» Dataset content:

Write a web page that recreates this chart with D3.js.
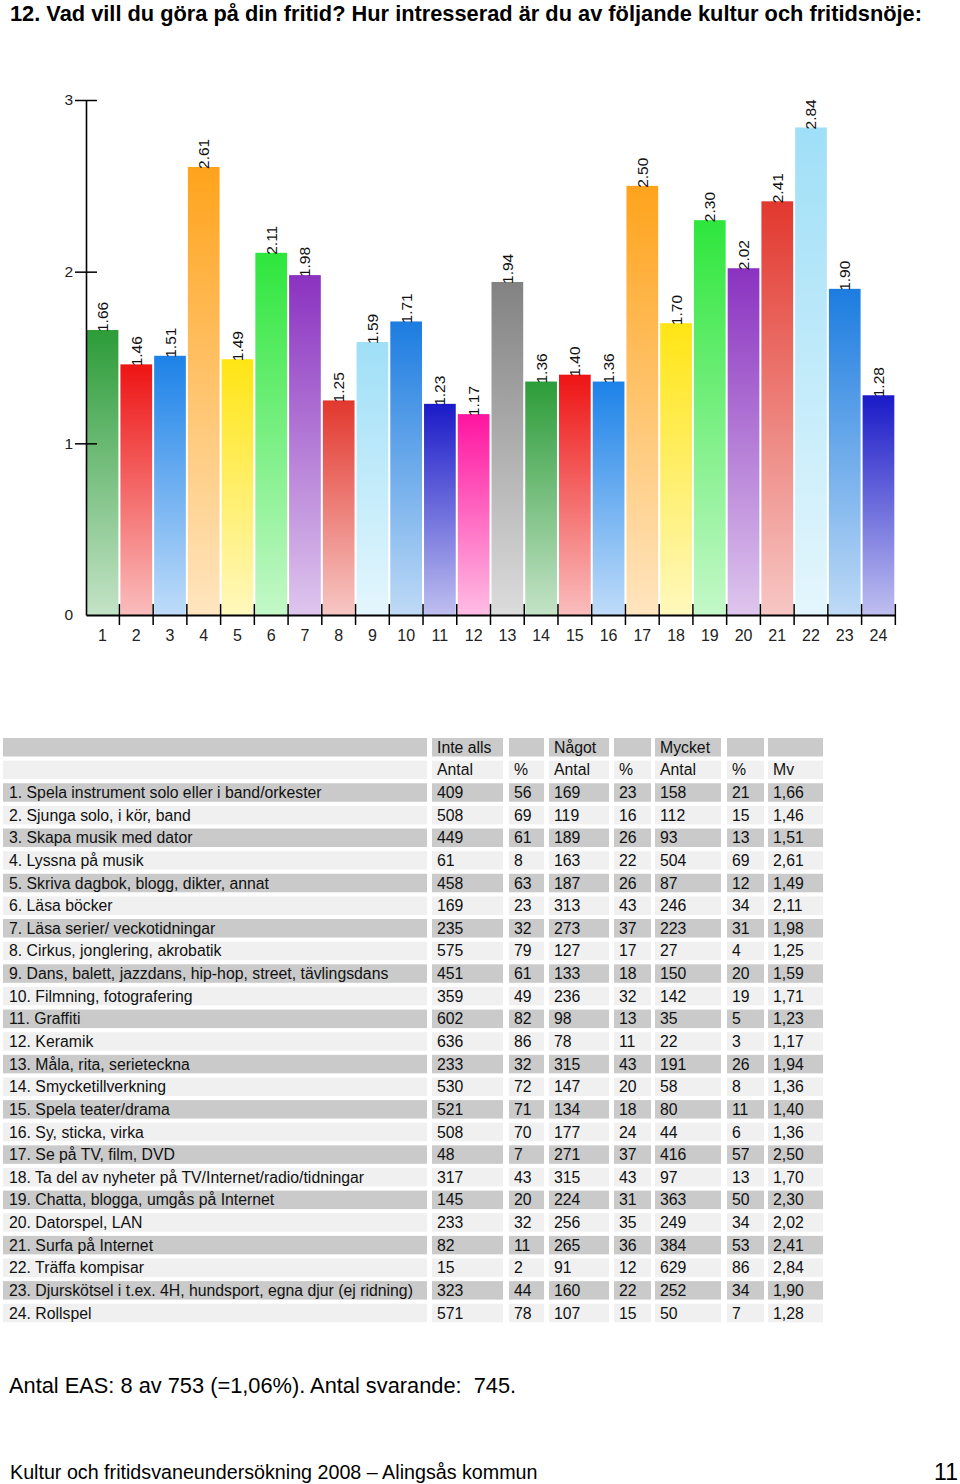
<!DOCTYPE html>
<html><head><meta charset="utf-8">
<script src="https://cdn.jsdelivr.net/npm/d3@7"></script>
<style>
body{margin:0;background:#fff;}
svg{display:block;font-family:"Liberation Sans",Arial,sans-serif;}
</style></head>
<body>
<svg id="c" width="960" height="1484"></svg>
<script>
const title = "12. Vad vill du göra på din fritid? Hur intresserad är du av följande kultur och fritidsnöje:";
const items = [
 "1. Spela instrument solo eller i band/orkester",
 "2. Sjunga solo, i kör, band",
 "3. Skapa musik med dator",
 "4. Lyssna på musik",
 "5. Skriva dagbok, blogg, dikter, annat",
 "6. Läsa böcker",
 "7. Läsa serier/ veckotidningar",
 "8. Cirkus, jonglering, akrobatik",
 "9. Dans, balett, jazzdans, hip-hop, street, tävlingsdans",
 "10. Filmning, fotografering",
 "11. Graffiti",
 "12. Keramik",
 "13. Måla, rita, serieteckna",
 "14. Smycketillverkning",
 "15. Spela teater/drama",
 "16. Sy, sticka, virka",
 "17. Se på TV, film, DVD",
 "18. Ta del av nyheter på TV/Internet/radio/tidningar",
 "19. Chatta, blogga, umgås på Internet",
 "20. Datorspel, LAN",
 "21. Surfa på Internet",
 "22. Träffa kompisar",
 "23. Djurskötsel i t.ex. 4H, hundsport, egna djur (ej ridning)",
 "24. Rollspel"
];
const inteAllsAntal = [409,508,449,61,458,169,235,575,451,359,602,636,233,530,521,508,48,317,145,233,82,15,323,571];
const inteAllsPct   = [56,69,61,8,63,23,32,79,61,49,82,86,32,72,71,70,7,43,20,32,11,2,44,78];
const nagotAntal    = [169,119,189,163,187,313,273,127,133,236,98,78,315,147,134,177,271,315,224,256,265,91,160,107];
const nagotPct      = [23,16,26,22,26,43,37,17,18,32,13,11,43,20,18,24,37,43,31,35,36,12,22,15];
const mycketAntal   = [158,112,93,504,87,246,223,27,150,142,35,22,191,58,80,44,416,97,363,249,384,629,252,50];
const mycketPct     = [21,15,13,69,12,34,31,4,20,19,5,3,26,8,11,6,57,13,50,34,53,86,34,7];
const mv            = [1.66,1.46,1.51,2.61,1.49,2.11,1.98,1.25,1.59,1.71,1.23,1.17,1.94,1.36,1.40,1.36,2.50,1.70,2.30,2.02,2.41,2.84,1.90,1.28];
const barColors = ["#2c9c38","#ee1414","#1c82e8","#ffa31c","#ffe514","#2ee63c","#8a32c0","#e2382e","#9fdff7","#1c7ce0","#1a1ac8","#ff14a0","#828282"];
const yTicks = [0,1,2,3];
const headerGroups = ["", "Inte alls", "", "Något", "", "Mycket", "", ""];
const headerSub = ["", "Antal", "%", "Antal", "%", "Antal", "%", "Mv"];
const footnote = "Antal EAS: 8 av 753 (=1,06%). Antal svarande:  745.";
const footerText = "Kultur och fritidsvaneundersökning 2008 – Alingsås kommun";
const pageNo = "11";

const svg = d3.select("#c");

// title
svg.append("text").attr("x",10).attr("y",21).attr("font-size",21.8).attr("font-weight","bold")
  .attr("fill","#000").text(title);

// chart
const x = d3.scaleBand().domain(d3.range(1,25)).range([86,895]).paddingInner(0.06).paddingOuter(0.02);
const y = d3.scaleLinear().domain([0,3]).range([615,100]);
const defs = svg.append("defs");
mv.forEach((v,i)=>{
  const c = barColors[i % barColors.length];
  const g = defs.append("linearGradient").attr("id","g"+i).attr("x1",0).attr("y1",0).attr("x2",0).attr("y2",1);
  g.append("stop").attr("offset","0%").attr("stop-color",c);
  g.append("stop").attr("offset","100%").attr("stop-color",d3.interpolateRgb(c,"#fff")(0.72));
});
const bars = svg.append("g");
bars.selectAll("rect").data(mv).join("rect")
  .attr("x",(d,i)=>x(i+1)).attr("width",x.bandwidth())
  .attr("y",d=>y(d)).attr("height",d=>y(0)-y(d))
  .attr("fill",(d,i)=>`url(#g${i})`);
bars.selectAll("text").data(mv).join("text")
  .attr("transform",(d,i)=>`translate(${x(i+1)+x.bandwidth()/2+5.5},${y(d)+2}) rotate(-90)`)
  .attr("font-size",15.5).attr("fill","#111").text(d=>d.toFixed(2));

// y axis
const ya = svg.append("g").attr("transform","translate(86,0)")
  .call(d3.axisLeft(y).tickValues(yTicks).tickFormat(d3.format("d")).tickSize(0).tickPadding(13));
ya.select(".domain").attr("stroke","#000").attr("stroke-width",1.6);
ya.selectAll(".tick text").attr("font-size",15.5).attr("fill","#222").attr("font-family","Liberation Sans, Arial");
ya.selectAll(".tick").filter(d=>d>0).append("line").attr("x1",-11).attr("x2",11).attr("stroke","#000").attr("stroke-width",1.5);

// x axis
const xa = svg.append("g").attr("transform","translate(0,615)")
  .call(d3.axisBottom(x).tickSize(0).tickPadding(15));
xa.select(".domain").attr("stroke","#000").attr("stroke-width",1.8);
xa.selectAll(".tick text").attr("font-size",16).attr("fill","#222").attr("font-family","Liberation Sans, Arial");
xa.selectAll(".sep").data(d3.range(1,25)).join("line").attr("class","sep")
  .attr("x1",d=>x(d)+x.bandwidth()+ (x.step()-x.bandwidth())/2).attr("x2",d=>x(d)+x.bandwidth()+(x.step()-x.bandwidth())/2)
  .attr("y1",-11).attr("y2",10).attr("stroke","#000").attr("stroke-width",1.5);

// table
const cols = [[3,424],[432,71],[509,35],[549,60],[614,37],[655,66],[727,37],[768,55]];
const rowTop = i => 738 + i*22.63;
const dark = "#cacaca", light = "#f0f0f0";
const rows = [];
rows.push({fill:dark, cells:headerGroups});
rows.push({fill:light, cells:headerSub});
items.forEach((t,i)=>{
  rows.push({fill: i%2===0 ? dark : light,
    cells:[t, inteAllsAntal[i], inteAllsPct[i], nagotAntal[i], nagotPct[i], mycketAntal[i], mycketPct[i], mv[i].toFixed(2).replace(".",",")]});
});
const tg = svg.append("g");
rows.forEach((r,ri)=>{
  const g = tg.append("g").attr("transform",`translate(0,${rowTop(ri)})`);
  g.selectAll("rect").data(cols).join("rect")
    .attr("x",c=>c[0]).attr("width",c=>c[1]).attr("y",0).attr("height",18.5).attr("fill",r.fill);
  g.selectAll("text").data(r.cells).join("text")
    .attr("x",(d,ci)=>cols[ci][0]+ (ci===0?6:5)).attr("y",14.8)
    .attr("font-size",15.8).attr("fill","#111").text(d=>d);
});

// footnotes
svg.append("text").attr("x",9).attr("y",1393).attr("font-size",21.8).attr("fill","#000")
  .style("white-space","pre").attr("xml:space","preserve").text(footnote);
svg.append("text").attr("x",10).attr("y",1479).attr("font-size",19.7).attr("fill","#000").text(footerText);
svg.append("text").attr("x",958).attr("y",1480).attr("text-anchor","end").attr("font-size",23).attr("fill","#000").text(pageNo);
</script>
</body></html>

» Task brief: Transcribe the material exactly, and leave out whatever pictures it holds.

» Answer to this exercise:
Write a web page that recreates this chart with D3.js.
<!DOCTYPE html>
<html><head><meta charset="utf-8">
<script src="https://cdn.jsdelivr.net/npm/d3@7"></script>
<style>
body{margin:0;background:#fff;}
svg{display:block;font-family:"Liberation Sans",Arial,sans-serif;}
</style></head>
<body>
<svg id="c" width="960" height="1484"></svg>
<script>
const title = "12. Vad vill du göra på din fritid? Hur intresserad är du av följande kultur och fritidsnöje:";
const items = [
 "1. Spela instrument solo eller i band/orkester",
 "2. Sjunga solo, i kör, band",
 "3. Skapa musik med dator",
 "4. Lyssna på musik",
 "5. Skriva dagbok, blogg, dikter, annat",
 "6. Läsa böcker",
 "7. Läsa serier/ veckotidningar",
 "8. Cirkus, jonglering, akrobatik",
 "9. Dans, balett, jazzdans, hip-hop, street, tävlingsdans",
 "10. Filmning, fotografering",
 "11. Graffiti",
 "12. Keramik",
 "13. Måla, rita, serieteckna",
 "14. Smycketillverkning",
 "15. Spela teater/drama",
 "16. Sy, sticka, virka",
 "17. Se på TV, film, DVD",
 "18. Ta del av nyheter på TV/Internet/radio/tidningar",
 "19. Chatta, blogga, umgås på Internet",
 "20. Datorspel, LAN",
 "21. Surfa på Internet",
 "22. Träffa kompisar",
 "23. Djurskötsel i t.ex. 4H, hundsport, egna djur (ej ridning)",
 "24. Rollspel"
];
const inteAllsAntal = [409,508,449,61,458,169,235,575,451,359,602,636,233,530,521,508,48,317,145,233,82,15,323,571];
const inteAllsPct   = [56,69,61,8,63,23,32,79,61,49,82,86,32,72,71,70,7,43,20,32,11,2,44,78];
const nagotAntal    = [169,119,189,163,187,313,273,127,133,236,98,78,315,147,134,177,271,315,224,256,265,91,160,107];
const nagotPct      = [23,16,26,22,26,43,37,17,18,32,13,11,43,20,18,24,37,43,31,35,36,12,22,15];
const mycketAntal   = [158,112,93,504,87,246,223,27,150,142,35,22,191,58,80,44,416,97,363,249,384,629,252,50];
const mycketPct     = [21,15,13,69,12,34,31,4,20,19,5,3,26,8,11,6,57,13,50,34,53,86,34,7];
const mv            = [1.66,1.46,1.51,2.61,1.49,2.11,1.98,1.25,1.59,1.71,1.23,1.17,1.94,1.36,1.40,1.36,2.50,1.70,2.30,2.02,2.41,2.84,1.90,1.28];
const barColors = ["#2c9c38","#ee1414","#1c82e8","#ffa31c","#ffe514","#2ee63c","#8a32c0","#e2382e","#9fdff7","#1c7ce0","#1a1ac8","#ff14a0","#828282"];
const yTicks = [0,1,2,3];
const headerGroups = ["", "Inte alls", "", "Något", "", "Mycket", "", ""];
const headerSub = ["", "Antal", "%", "Antal", "%", "Antal", "%", "Mv"];
const footnote = "Antal EAS: 8 av 753 (=1,06%). Antal svarande:  745.";
const footerText = "Kultur och fritidsvaneundersökning 2008 – Alingsås kommun";
const pageNo = "11";

const svg = d3.select("#c");

// title
svg.append("text").attr("x",10).attr("y",21).attr("font-size",21.8).attr("font-weight","bold")
  .attr("fill","#000").text(title);

// chart
const x = d3.scaleBand().domain(d3.range(1,25)).range([86,895]).paddingInner(0.06).paddingOuter(0.02);
const y = d3.scaleLinear().domain([0,3]).range([615,100]);
const defs = svg.append("defs");
mv.forEach((v,i)=>{
  const c = barColors[i % barColors.length];
  const g = defs.append("linearGradient").attr("id","g"+i).attr("x1",0).attr("y1",0).attr("x2",0).attr("y2",1);
  g.append("stop").attr("offset","0%").attr("stop-color",c);
  g.append("stop").attr("offset","100%").attr("stop-color",d3.interpolateRgb(c,"#fff")(0.72));
});
const bars = svg.append("g");
bars.selectAll("rect").data(mv).join("rect")
  .attr("x",(d,i)=>x(i+1)).attr("width",x.bandwidth())
  .attr("y",d=>y(d)).attr("height",d=>y(0)-y(d))
  .attr("fill",(d,i)=>`url(#g${i})`);
bars.selectAll("text").data(mv).join("text")
  .attr("transform",(d,i)=>`translate(${x(i+1)+x.bandwidth()/2+5.5},${y(d)+2}) rotate(-90)`)
  .attr("font-size",15.5).attr("fill","#111").text(d=>d.toFixed(2));

// y axis
const ya = svg.append("g").attr("transform","translate(86,0)")
  .call(d3.axisLeft(y).tickValues(yTicks).tickFormat(d3.format("d")).tickSize(0).tickPadding(13));
ya.select(".domain").attr("stroke","#000").attr("stroke-width",1.6);
ya.selectAll(".tick text").attr("font-size",15.5).attr("fill","#222").attr("font-family","Liberation Sans, Arial");
ya.selectAll(".tick").filter(d=>d>0).append("line").attr("x1",-11).attr("x2",11).attr("stroke","#000").attr("stroke-width",1.5);

// x axis
const xa = svg.append("g").attr("transform","translate(0,615)")
  .call(d3.axisBottom(x).tickSize(0).tickPadding(15));
xa.select(".domain").attr("stroke","#000").attr("stroke-width",1.8);
xa.selectAll(".tick text").attr("font-size",16).attr("fill","#222").attr("font-family","Liberation Sans, Arial");
xa.selectAll(".sep").data(d3.range(1,25)).join("line").attr("class","sep")
  .attr("x1",d=>x(d)+x.bandwidth()+ (x.step()-x.bandwidth())/2).attr("x2",d=>x(d)+x.bandwidth()+(x.step()-x.bandwidth())/2)
  .attr("y1",-11).attr("y2",10).attr("stroke","#000").attr("stroke-width",1.5);

// table
const cols = [[3,424],[432,71],[509,35],[549,60],[614,37],[655,66],[727,37],[768,55]];
const rowTop = i => 738 + i*22.63;
const dark = "#cacaca", light = "#f0f0f0";
const rows = [];
rows.push({fill:dark, cells:headerGroups});
rows.push({fill:light, cells:headerSub});
items.forEach((t,i)=>{
  rows.push({fill: i%2===0 ? dark : light,
    cells:[t, inteAllsAntal[i], inteAllsPct[i], nagotAntal[i], nagotPct[i], mycketAntal[i], mycketPct[i], mv[i].toFixed(2).replace(".",",")]});
});
const tg = svg.append("g");
rows.forEach((r,ri)=>{
  const g = tg.append("g").attr("transform",`translate(0,${rowTop(ri)})`);
  g.selectAll("rect").data(cols).join("rect")
    .attr("x",c=>c[0]).attr("width",c=>c[1]).attr("y",0).attr("height",18.5).attr("fill",r.fill);
  g.selectAll("text").data(r.cells).join("text")
    .attr("x",(d,ci)=>cols[ci][0]+ (ci===0?6:5)).attr("y",14.8)
    .attr("font-size",15.8).attr("fill","#111").text(d=>d);
});

// footnotes
svg.append("text").attr("x",9).attr("y",1393).attr("font-size",21.8).attr("fill","#000")
  .style("white-space","pre").attr("xml:space","preserve").text(footnote);
svg.append("text").attr("x",10).attr("y",1479).attr("font-size",19.7).attr("fill","#000").text(footerText);
svg.append("text").attr("x",958).attr("y",1480).attr("text-anchor","end").attr("font-size",23).attr("fill","#000").text(pageNo);
</script>
</body></html>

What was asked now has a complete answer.